子供の壁画から感じる、知財ビジネスの閉塞感
これはある場所でみつけた、小学生がかいた壁画。味気ない工事機械置き場の外壁にボランティアとしてかかれたものです。
これをみつけた瞬間、やるせなくなりました。子供たちは、身近なキャラクターとして2つの絵を、作為なく「描いちゃった」。できあがったところをみた先生はドキっとしたのでしょう。そして、免罪符としてオリジナルキャラクターだということを示すように横に名前を「書いちゃった」。その結論に至るにはさまざまな葛藤があったのだと思います。
子供たちは何気なく身近なキャラクターを描いただけであって、なんら作為はない。それに対して白く塗りつぶしたりすることはもちろんできず、そのままにしておくとあとで面倒な問題がおきることも自明で、非常に葛藤した結果だとおもいます。が、その結果がとてもこっけいで、そしてとても悲しい、この名前というエクスキューズです。

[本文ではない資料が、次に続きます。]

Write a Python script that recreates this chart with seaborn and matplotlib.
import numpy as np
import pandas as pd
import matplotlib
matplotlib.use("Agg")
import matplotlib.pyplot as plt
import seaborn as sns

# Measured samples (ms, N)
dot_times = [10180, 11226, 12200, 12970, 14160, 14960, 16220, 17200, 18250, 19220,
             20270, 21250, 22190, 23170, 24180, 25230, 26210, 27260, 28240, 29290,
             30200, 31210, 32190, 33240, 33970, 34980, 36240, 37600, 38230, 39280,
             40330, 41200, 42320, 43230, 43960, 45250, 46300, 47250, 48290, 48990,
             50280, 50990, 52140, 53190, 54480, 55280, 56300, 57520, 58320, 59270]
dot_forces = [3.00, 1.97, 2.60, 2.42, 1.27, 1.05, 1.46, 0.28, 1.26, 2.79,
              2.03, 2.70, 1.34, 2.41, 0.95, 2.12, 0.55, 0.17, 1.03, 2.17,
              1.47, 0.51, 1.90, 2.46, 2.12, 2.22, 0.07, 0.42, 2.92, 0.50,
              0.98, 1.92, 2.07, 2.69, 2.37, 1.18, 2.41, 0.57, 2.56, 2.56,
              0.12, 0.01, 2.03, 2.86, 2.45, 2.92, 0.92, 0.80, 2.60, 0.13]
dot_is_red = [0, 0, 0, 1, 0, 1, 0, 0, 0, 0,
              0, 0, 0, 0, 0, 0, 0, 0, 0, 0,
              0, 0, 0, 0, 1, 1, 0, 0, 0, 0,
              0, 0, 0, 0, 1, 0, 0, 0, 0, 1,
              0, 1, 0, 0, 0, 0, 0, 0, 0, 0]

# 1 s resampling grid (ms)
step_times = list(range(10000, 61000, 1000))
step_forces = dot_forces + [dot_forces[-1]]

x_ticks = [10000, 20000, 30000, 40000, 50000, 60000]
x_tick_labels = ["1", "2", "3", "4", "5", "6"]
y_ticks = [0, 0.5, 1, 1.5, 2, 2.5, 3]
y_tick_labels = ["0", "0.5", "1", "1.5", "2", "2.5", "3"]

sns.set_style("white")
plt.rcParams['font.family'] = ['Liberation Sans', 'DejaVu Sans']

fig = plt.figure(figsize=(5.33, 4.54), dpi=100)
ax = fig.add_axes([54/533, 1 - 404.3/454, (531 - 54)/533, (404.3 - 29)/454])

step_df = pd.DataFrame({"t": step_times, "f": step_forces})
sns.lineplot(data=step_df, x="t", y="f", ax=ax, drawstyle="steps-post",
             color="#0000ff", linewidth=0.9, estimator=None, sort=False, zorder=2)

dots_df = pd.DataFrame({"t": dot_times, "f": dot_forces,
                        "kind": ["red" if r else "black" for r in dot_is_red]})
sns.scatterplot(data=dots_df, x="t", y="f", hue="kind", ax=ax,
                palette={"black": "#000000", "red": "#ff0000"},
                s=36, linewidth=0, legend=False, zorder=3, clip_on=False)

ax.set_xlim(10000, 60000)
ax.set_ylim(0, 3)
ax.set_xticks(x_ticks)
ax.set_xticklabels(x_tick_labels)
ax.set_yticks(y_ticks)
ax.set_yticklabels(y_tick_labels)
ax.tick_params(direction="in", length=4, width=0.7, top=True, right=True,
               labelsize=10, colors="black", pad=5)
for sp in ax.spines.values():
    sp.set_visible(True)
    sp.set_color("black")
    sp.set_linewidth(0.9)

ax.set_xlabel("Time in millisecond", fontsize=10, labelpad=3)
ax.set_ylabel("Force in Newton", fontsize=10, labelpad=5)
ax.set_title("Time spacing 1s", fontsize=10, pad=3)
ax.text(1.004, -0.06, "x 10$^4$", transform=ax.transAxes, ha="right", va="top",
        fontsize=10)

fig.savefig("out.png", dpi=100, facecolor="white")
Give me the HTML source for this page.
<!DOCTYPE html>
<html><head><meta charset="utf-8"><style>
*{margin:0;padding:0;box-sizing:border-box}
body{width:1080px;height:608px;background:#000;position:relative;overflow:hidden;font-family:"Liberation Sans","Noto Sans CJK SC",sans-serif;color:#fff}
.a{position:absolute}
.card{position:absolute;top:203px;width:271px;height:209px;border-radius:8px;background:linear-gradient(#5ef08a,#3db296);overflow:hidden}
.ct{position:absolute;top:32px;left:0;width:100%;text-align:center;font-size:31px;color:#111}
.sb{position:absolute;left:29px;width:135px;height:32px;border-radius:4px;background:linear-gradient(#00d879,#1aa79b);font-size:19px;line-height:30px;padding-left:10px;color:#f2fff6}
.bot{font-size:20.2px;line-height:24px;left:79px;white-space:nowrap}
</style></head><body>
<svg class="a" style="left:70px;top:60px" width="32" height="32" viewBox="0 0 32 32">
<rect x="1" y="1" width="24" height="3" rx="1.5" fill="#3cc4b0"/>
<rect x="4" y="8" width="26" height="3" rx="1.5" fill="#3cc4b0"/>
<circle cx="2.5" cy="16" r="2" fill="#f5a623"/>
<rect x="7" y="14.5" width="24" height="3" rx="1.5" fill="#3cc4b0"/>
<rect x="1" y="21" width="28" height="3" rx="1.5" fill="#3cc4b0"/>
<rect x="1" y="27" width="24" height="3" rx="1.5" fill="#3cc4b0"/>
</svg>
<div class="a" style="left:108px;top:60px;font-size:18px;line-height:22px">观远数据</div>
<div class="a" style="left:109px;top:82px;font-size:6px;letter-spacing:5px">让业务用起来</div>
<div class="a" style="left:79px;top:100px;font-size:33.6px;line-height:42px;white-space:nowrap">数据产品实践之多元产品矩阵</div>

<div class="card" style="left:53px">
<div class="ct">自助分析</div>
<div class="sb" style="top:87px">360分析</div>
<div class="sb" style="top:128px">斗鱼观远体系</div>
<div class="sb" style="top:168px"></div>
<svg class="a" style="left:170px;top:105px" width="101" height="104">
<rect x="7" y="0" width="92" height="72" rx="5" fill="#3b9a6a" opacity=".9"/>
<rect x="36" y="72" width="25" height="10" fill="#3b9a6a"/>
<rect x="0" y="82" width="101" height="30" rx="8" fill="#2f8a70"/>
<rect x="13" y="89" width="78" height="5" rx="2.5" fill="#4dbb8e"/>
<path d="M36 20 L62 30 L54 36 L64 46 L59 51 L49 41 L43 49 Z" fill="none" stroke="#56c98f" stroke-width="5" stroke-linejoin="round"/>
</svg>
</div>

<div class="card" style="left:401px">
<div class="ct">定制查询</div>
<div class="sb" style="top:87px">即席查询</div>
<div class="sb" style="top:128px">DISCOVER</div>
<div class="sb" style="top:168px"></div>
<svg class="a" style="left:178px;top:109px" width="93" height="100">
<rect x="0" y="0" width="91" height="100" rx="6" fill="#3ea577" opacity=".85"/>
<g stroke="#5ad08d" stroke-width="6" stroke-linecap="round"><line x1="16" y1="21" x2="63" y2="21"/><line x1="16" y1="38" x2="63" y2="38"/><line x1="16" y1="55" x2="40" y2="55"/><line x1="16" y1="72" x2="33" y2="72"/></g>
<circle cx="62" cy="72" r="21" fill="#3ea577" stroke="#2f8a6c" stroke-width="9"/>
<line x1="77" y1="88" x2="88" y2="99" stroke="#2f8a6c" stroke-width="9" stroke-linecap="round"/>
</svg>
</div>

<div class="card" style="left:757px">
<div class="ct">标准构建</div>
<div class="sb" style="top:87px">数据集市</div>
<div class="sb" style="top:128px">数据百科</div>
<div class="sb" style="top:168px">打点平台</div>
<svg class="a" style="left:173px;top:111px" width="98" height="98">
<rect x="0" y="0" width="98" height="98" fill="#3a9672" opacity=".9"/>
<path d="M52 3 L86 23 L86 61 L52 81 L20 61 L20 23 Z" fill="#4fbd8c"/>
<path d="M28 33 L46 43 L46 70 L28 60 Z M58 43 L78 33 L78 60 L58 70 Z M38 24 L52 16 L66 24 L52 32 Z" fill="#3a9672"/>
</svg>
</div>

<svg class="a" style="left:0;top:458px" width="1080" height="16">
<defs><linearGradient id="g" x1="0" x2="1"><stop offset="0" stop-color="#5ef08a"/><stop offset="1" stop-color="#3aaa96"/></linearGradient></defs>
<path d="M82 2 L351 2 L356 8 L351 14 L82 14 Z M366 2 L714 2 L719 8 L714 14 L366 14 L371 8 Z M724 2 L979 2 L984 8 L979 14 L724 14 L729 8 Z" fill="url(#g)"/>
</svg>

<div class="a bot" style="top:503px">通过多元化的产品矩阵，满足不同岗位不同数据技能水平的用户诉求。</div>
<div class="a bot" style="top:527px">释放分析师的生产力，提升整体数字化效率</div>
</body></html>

これは、以前にあった事件から考えて、の、ことなのでしょうけれど、子供たちが描く絵にそういう制約をつけなくてはならなくなってしまったという事態は、由々しきことだと考えています。
ものを創造するということは模倣することからはじまり、そこにオリジナリティを加えていくという過程があるからこそ、そうして創造されたものについて価値が生まれるわけであり、その根本的なところで子供たち(や教育現場)が萎縮してしまうようなことはあってはならないと考えます。
アニメ・コミック・キャラクタービジネスをはじめとする知財ビジネスは、模倣なき創造はありえないのに模倣を許せないというジレンマが常に付きまといます。
例としてあげると、知財の模倣(パロディ)だらけの同人コミックの世界に対して、権利を振りかざしつぶしてしまうと、よい新人がそだたなくり、未来のビジネスが立ち行かなくなる。さりとて、放置しておくと、自社の知財の価値が相対的に低下するから、これはこれでビジネスがたちゆかなくなると危惧して対策をとらざるを得ない、ということがあります。
産経新聞:知はうごく:著作権攻防(6-3)模倣が生む才能
自分の知財を守るために血眼になってまわりを見回り、すこしでも侵害があると目くじらを立てるような件がおおくなっています。(どことはいわないけど、日本のアニメ・コミックから着想したくせに、その原案には対価を払わず、自身の成果については権利を振りかざす某WD社とかね。)
だけど、やはりそこにはバッファがあって、ある程度の寛容さを持っていなければ、やはりビジネスとての閉塞感は、取り去れないのではないでしょうか?